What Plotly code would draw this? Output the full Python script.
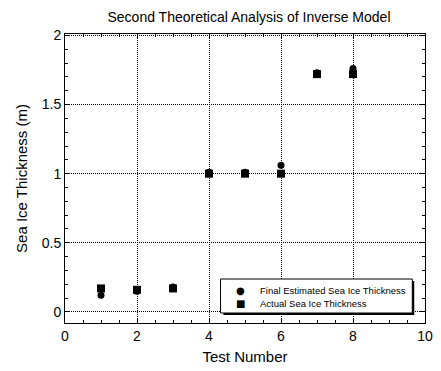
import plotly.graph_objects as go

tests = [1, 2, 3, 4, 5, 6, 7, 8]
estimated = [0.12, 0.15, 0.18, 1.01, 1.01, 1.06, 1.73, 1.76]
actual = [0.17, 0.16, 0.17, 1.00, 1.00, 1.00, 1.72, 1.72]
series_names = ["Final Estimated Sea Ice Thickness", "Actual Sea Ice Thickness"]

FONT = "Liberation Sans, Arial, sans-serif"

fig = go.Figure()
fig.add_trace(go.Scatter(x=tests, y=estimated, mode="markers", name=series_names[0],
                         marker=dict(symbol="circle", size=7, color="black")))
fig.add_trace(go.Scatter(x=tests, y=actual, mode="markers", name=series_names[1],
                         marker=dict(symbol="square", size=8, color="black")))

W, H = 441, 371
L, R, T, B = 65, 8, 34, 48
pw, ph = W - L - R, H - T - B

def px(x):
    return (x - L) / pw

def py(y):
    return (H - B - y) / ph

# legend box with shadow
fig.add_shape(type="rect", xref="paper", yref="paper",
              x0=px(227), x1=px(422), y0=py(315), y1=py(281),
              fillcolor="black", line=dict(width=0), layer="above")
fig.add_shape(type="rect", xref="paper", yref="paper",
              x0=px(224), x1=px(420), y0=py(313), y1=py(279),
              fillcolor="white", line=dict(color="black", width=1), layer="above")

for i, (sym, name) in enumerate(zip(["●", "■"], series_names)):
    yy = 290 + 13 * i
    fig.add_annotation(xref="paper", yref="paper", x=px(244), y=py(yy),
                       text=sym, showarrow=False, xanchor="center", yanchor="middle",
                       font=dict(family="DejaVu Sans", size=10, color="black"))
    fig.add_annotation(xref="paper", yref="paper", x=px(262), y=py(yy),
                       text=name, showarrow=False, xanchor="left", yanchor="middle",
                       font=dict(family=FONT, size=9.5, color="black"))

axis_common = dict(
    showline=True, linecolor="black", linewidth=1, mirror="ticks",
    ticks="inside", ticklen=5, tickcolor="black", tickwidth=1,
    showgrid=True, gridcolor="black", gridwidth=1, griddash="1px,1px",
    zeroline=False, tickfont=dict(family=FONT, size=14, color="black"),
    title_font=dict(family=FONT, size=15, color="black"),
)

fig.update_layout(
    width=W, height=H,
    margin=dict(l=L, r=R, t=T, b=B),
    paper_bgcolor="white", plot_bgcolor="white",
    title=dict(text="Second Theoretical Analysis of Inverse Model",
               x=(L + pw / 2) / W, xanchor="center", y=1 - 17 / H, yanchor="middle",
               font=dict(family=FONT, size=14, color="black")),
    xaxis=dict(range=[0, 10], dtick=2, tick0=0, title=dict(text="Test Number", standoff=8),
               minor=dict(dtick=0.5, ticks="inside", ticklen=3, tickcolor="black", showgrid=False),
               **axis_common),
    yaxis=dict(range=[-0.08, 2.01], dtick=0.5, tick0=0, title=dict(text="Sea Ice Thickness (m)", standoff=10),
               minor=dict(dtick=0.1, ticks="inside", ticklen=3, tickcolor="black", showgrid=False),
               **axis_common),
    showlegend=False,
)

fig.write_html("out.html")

------------------------------------

Written problem:
Copy out all of the data word for word. Do not carry over any picture.

Written solution:
What Plotly code would draw this? Output the full Python script.
import plotly.graph_objects as go

tests = [1, 2, 3, 4, 5, 6, 7, 8]
estimated = [0.12, 0.15, 0.18, 1.01, 1.01, 1.06, 1.73, 1.76]
actual = [0.17, 0.16, 0.17, 1.00, 1.00, 1.00, 1.72, 1.72]
series_names = ["Final Estimated Sea Ice Thickness", "Actual Sea Ice Thickness"]

FONT = "Liberation Sans, Arial, sans-serif"

fig = go.Figure()
fig.add_trace(go.Scatter(x=tests, y=estimated, mode="markers", name=series_names[0],
                         marker=dict(symbol="circle", size=7, color="black")))
fig.add_trace(go.Scatter(x=tests, y=actual, mode="markers", name=series_names[1],
                         marker=dict(symbol="square", size=8, color="black")))

W, H = 441, 371
L, R, T, B = 65, 8, 34, 48
pw, ph = W - L - R, H - T - B

def px(x):
    return (x - L) / pw

def py(y):
    return (H - B - y) / ph

# legend box with shadow
fig.add_shape(type="rect", xref="paper", yref="paper",
              x0=px(227), x1=px(422), y0=py(315), y1=py(281),
              fillcolor="black", line=dict(width=0), layer="above")
fig.add_shape(type="rect", xref="paper", yref="paper",
              x0=px(224), x1=px(420), y0=py(313), y1=py(279),
              fillcolor="white", line=dict(color="black", width=1), layer="above")

for i, (sym, name) in enumerate(zip(["●", "■"], series_names)):
    yy = 290 + 13 * i
    fig.add_annotation(xref="paper", yref="paper", x=px(244), y=py(yy),
                       text=sym, showarrow=False, xanchor="center", yanchor="middle",
                       font=dict(family="DejaVu Sans", size=10, color="black"))
    fig.add_annotation(xref="paper", yref="paper", x=px(262), y=py(yy),
                       text=name, showarrow=False, xanchor="left", yanchor="middle",
                       font=dict(family=FONT, size=9.5, color="black"))

axis_common = dict(
    showline=True, linecolor="black", linewidth=1, mirror="ticks",
    ticks="inside", ticklen=5, tickcolor="black", tickwidth=1,
    showgrid=True, gridcolor="black", gridwidth=1, griddash="1px,1px",
    zeroline=False, tickfont=dict(family=FONT, size=14, color="black"),
    title_font=dict(family=FONT, size=15, color="black"),
)

fig.update_layout(
    width=W, height=H,
    margin=dict(l=L, r=R, t=T, b=B),
    paper_bgcolor="white", plot_bgcolor="white",
    title=dict(text="Second Theoretical Analysis of Inverse Model",
               x=(L + pw / 2) / W, xanchor="center", y=1 - 17 / H, yanchor="middle",
               font=dict(family=FONT, size=14, color="black")),
    xaxis=dict(range=[0, 10], dtick=2, tick0=0, title=dict(text="Test Number", standoff=8),
               minor=dict(dtick=0.5, ticks="inside", ticklen=3, tickcolor="black", showgrid=False),
               **axis_common),
    yaxis=dict(range=[-0.08, 2.01], dtick=0.5, tick0=0, title=dict(text="Sea Ice Thickness (m)", standoff=10),
               minor=dict(dtick=0.1, ticks="inside", ticklen=3, tickcolor="black", showgrid=False),
               **axis_common),
    showlegend=False,
)

fig.write_html("out.html")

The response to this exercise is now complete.